## start Material for the task

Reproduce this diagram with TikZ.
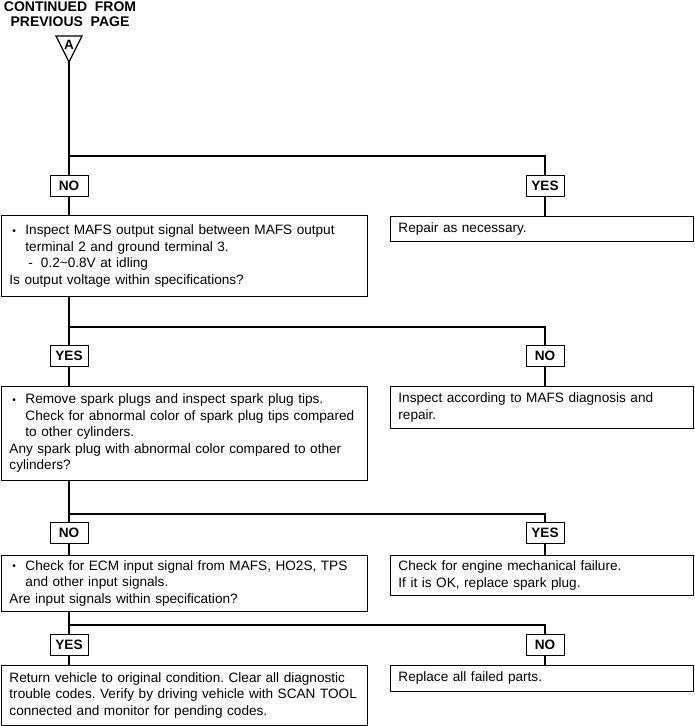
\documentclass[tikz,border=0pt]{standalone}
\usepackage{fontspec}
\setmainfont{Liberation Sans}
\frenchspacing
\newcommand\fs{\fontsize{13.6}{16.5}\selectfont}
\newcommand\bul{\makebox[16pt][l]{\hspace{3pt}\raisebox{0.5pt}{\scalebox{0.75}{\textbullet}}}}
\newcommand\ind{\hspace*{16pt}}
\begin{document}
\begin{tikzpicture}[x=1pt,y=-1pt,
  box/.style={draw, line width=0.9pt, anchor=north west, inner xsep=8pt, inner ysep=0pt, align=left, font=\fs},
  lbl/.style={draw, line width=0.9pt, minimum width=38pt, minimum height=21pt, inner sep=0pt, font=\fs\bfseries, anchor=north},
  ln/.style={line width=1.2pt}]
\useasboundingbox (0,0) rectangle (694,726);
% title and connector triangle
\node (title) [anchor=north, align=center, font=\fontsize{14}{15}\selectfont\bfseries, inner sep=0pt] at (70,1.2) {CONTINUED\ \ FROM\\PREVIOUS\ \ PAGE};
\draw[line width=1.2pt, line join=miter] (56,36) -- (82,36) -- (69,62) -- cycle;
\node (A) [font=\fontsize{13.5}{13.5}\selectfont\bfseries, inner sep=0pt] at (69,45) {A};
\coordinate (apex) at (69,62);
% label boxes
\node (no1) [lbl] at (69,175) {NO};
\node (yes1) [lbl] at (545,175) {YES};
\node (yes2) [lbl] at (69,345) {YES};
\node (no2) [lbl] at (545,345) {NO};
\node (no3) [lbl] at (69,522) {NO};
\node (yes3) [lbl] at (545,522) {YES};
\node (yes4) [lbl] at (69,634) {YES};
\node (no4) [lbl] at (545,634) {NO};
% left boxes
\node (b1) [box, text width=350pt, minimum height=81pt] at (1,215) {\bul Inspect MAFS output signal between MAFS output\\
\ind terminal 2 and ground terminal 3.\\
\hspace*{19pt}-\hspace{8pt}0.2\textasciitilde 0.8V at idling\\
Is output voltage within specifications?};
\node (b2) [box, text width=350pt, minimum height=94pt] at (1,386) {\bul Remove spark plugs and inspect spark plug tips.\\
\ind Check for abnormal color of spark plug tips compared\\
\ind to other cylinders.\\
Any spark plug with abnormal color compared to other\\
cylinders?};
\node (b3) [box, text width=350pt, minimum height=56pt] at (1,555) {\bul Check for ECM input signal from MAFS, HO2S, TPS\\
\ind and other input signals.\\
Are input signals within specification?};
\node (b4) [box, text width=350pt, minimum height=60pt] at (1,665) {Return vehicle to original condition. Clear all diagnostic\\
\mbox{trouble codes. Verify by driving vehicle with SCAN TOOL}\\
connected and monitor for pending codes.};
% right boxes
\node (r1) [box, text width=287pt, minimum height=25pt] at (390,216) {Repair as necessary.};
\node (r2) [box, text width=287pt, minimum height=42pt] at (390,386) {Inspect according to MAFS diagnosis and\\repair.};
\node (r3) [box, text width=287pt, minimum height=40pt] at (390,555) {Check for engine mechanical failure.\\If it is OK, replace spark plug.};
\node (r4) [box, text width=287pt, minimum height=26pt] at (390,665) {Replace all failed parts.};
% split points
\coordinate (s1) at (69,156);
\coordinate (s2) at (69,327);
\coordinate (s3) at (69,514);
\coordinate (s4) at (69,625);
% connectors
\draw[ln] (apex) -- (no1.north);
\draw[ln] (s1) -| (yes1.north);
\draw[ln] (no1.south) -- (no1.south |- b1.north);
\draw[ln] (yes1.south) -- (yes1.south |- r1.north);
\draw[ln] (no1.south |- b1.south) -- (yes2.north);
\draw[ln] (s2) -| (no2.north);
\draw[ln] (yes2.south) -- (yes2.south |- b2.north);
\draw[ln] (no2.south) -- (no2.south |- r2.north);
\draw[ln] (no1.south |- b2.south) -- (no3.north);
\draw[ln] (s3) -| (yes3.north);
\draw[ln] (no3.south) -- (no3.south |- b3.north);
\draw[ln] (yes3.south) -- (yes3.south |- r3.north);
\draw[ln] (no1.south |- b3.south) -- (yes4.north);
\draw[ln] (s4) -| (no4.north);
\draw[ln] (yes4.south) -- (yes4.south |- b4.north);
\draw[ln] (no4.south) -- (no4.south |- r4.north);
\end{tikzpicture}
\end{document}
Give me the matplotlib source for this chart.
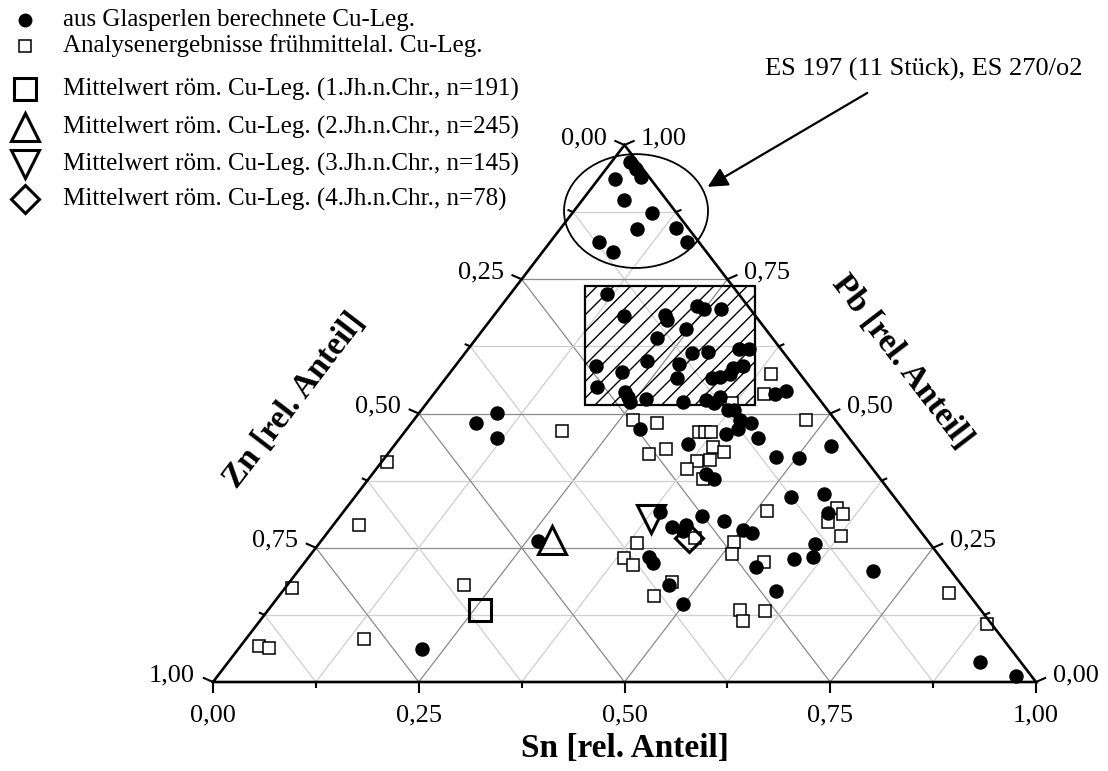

## end Material for the task

» **Written instruction**: Working from the material above, transcribe it exactly while omitting pictures.

» **Completed task**:
Reproduce this diagram with TikZ.
\documentclass[tikz,border=0pt]{standalone}
\usepackage{fontspec}
\setmainfont{Liberation Sans}
\frenchspacing
\newcommand\fs{\fontsize{13.6}{16.5}\selectfont}
\newcommand\bul{\makebox[16pt][l]{\hspace{3pt}\raisebox{0.5pt}{\scalebox{0.75}{\textbullet}}}}
\newcommand\ind{\hspace*{16pt}}
\begin{document}
\begin{tikzpicture}[x=1pt,y=-1pt,
  box/.style={draw, line width=0.9pt, anchor=north west, inner xsep=8pt, inner ysep=0pt, align=left, font=\fs},
  lbl/.style={draw, line width=0.9pt, minimum width=38pt, minimum height=21pt, inner sep=0pt, font=\fs\bfseries, anchor=north},
  ln/.style={line width=1.2pt}]
\useasboundingbox (0,0) rectangle (694,726);
% title and connector triangle
\node (title) [anchor=north, align=center, font=\fontsize{14}{15}\selectfont\bfseries, inner sep=0pt] at (70,1.2) {CONTINUED\ \ FROM\\PREVIOUS\ \ PAGE};
\draw[line width=1.2pt, line join=miter] (56,36) -- (82,36) -- (69,62) -- cycle;
\node (A) [font=\fontsize{13.5}{13.5}\selectfont\bfseries, inner sep=0pt] at (69,45) {A};
\coordinate (apex) at (69,62);
% label boxes
\node (no1) [lbl] at (69,175) {NO};
\node (yes1) [lbl] at (545,175) {YES};
\node (yes2) [lbl] at (69,345) {YES};
\node (no2) [lbl] at (545,345) {NO};
\node (no3) [lbl] at (69,522) {NO};
\node (yes3) [lbl] at (545,522) {YES};
\node (yes4) [lbl] at (69,634) {YES};
\node (no4) [lbl] at (545,634) {NO};
% left boxes
\node (b1) [box, text width=350pt, minimum height=81pt] at (1,215) {\bul Inspect MAFS output signal between MAFS output\\
\ind terminal 2 and ground terminal 3.\\
\hspace*{19pt}-\hspace{8pt}0.2\textasciitilde 0.8V at idling\\
Is output voltage within specifications?};
\node (b2) [box, text width=350pt, minimum height=94pt] at (1,386) {\bul Remove spark plugs and inspect spark plug tips.\\
\ind Check for abnormal color of spark plug tips compared\\
\ind to other cylinders.\\
Any spark plug with abnormal color compared to other\\
cylinders?};
\node (b3) [box, text width=350pt, minimum height=56pt] at (1,555) {\bul Check for ECM input signal from MAFS, HO2S, TPS\\
\ind and other input signals.\\
Are input signals within specification?};
\node (b4) [box, text width=350pt, minimum height=60pt] at (1,665) {Return vehicle to original condition. Clear all diagnostic\\
\mbox{trouble codes. Verify by driving vehicle with SCAN TOOL}\\
connected and monitor for pending codes.};
% right boxes
\node (r1) [box, text width=287pt, minimum height=25pt] at (390,216) {Repair as necessary.};
\node (r2) [box, text width=287pt, minimum height=42pt] at (390,386) {Inspect according to MAFS diagnosis and\\repair.};
\node (r3) [box, text width=287pt, minimum height=40pt] at (390,555) {Check for engine mechanical failure.\\If it is OK, replace spark plug.};
\node (r4) [box, text width=287pt, minimum height=26pt] at (390,665) {Replace all failed parts.};
% split points
\coordinate (s1) at (69,156);
\coordinate (s2) at (69,327);
\coordinate (s3) at (69,514);
\coordinate (s4) at (69,625);
% connectors
\draw[ln] (apex) -- (no1.north);
\draw[ln] (s1) -| (yes1.north);
\draw[ln] (no1.south) -- (no1.south |- b1.north);
\draw[ln] (yes1.south) -- (yes1.south |- r1.north);
\draw[ln] (no1.south |- b1.south) -- (yes2.north);
\draw[ln] (s2) -| (no2.north);
\draw[ln] (yes2.south) -- (yes2.south |- b2.north);
\draw[ln] (no2.south) -- (no2.south |- r2.north);
\draw[ln] (no1.south |- b2.south) -- (no3.north);
\draw[ln] (s3) -| (yes3.north);
\draw[ln] (no3.south) -- (no3.south |- b3.north);
\draw[ln] (yes3.south) -- (yes3.south |- r3.north);
\draw[ln] (no1.south |- b3.south) -- (yes4.north);
\draw[ln] (s4) -| (no4.north);
\draw[ln] (yes4.south) -- (yes4.south |- b4.north);
\draw[ln] (no4.south) -- (no4.south |- r4.north);
\end{tikzpicture}
\end{document}
Give me the matplotlib source for this chart.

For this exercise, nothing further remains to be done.